Until the mid-’60s, when the Korat gained championship status, the Russian was the only all-blue breed in the cat fancy. These one-flavor contestants were joined on the show bench by another true blue type, the Chartreux, in the 1980s and yet another, the Nebelung, which is a longhaired Russian Blue Cat, in the 1990s.
If anyone should stop you on the street and say “Your money or the difference between the Russian Blue Cat, Korat, and Chartreux,” here’s what to say: “The Chartreux is the one with gold or copper eyes and the baked-potato-on-toothpicks body. The Russian Blue Cat is long and fine-boned, with a modified wedge-shaped head. The Korat has the largest eyes, a middle-of-the-road torso, and — if you look closely — front legs that are slightly shorter than its back legs.” Then, while your inquisitor is busy being impressed, you can make your escape.
Russian Blue Cat – The Building Code
The Russian Blue Cat is a fine-boned cat with a long, firm, muscular body that is lithe and graceful without being tubular after the fashion of Oriental breeds. The Russian’s head is a smooth, medium wedge, neither long and tapering nor short and massive. The muzzle is blunt without an exaggerated whisker break. The top of the skull is long and flat in profile, descending gently to a point just above the eyes and continuing at a slight downward angle in a straight line to the tip of the medium-length nose. There is no stop or nose break, and the length of the nose should be shorter than the length of the line from the top of the skull to the eyes.

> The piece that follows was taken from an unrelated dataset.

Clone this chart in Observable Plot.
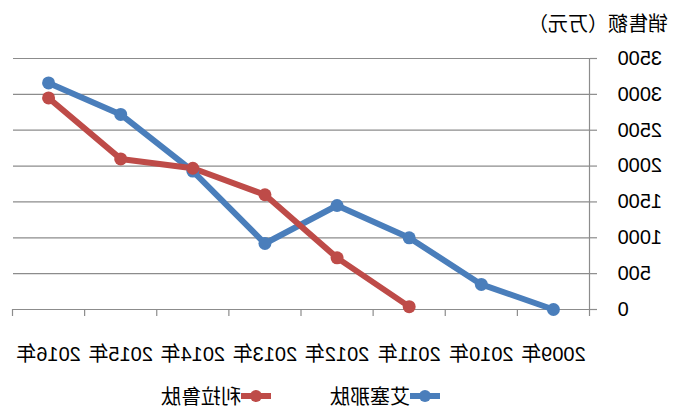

Wide-set, vivid-green eyes, at least one eye width apart, confer a broad look to the Russian blue’s face. The eyes, according to most observers, should be round, or just oval enough to show [an] oriental slant.
Large ears — wide at the base, and more pointed than rounded — crown the Russian Blue head. The ears are set far apart, as much on the side of the head as on the top.
The Russian Blue Cat has a short, dense, fine double coat that stands out from the body. In a double coat, the two outermost layers of hair — the guard hairs and the awn hairs — are the same length. Normally guard hairs are longer than awn hairs, which, in turn, are longer than down hairs. An even, bright blue throughout, the soft, silky coat has silver-tipped guard hairs that give the Russian Blue Cat a shimmering, lustrous appearance.
Russian Blue Cat – Personality Profile
The Russian Blue Cat is a quiet cat that metes out devotion on its own terms. Though it is not precisely a hail-feline-well-met, the Russian blue is, nevertheless, capable of forming relationships that are as lustrous and jewel-like as its stunning green eyes.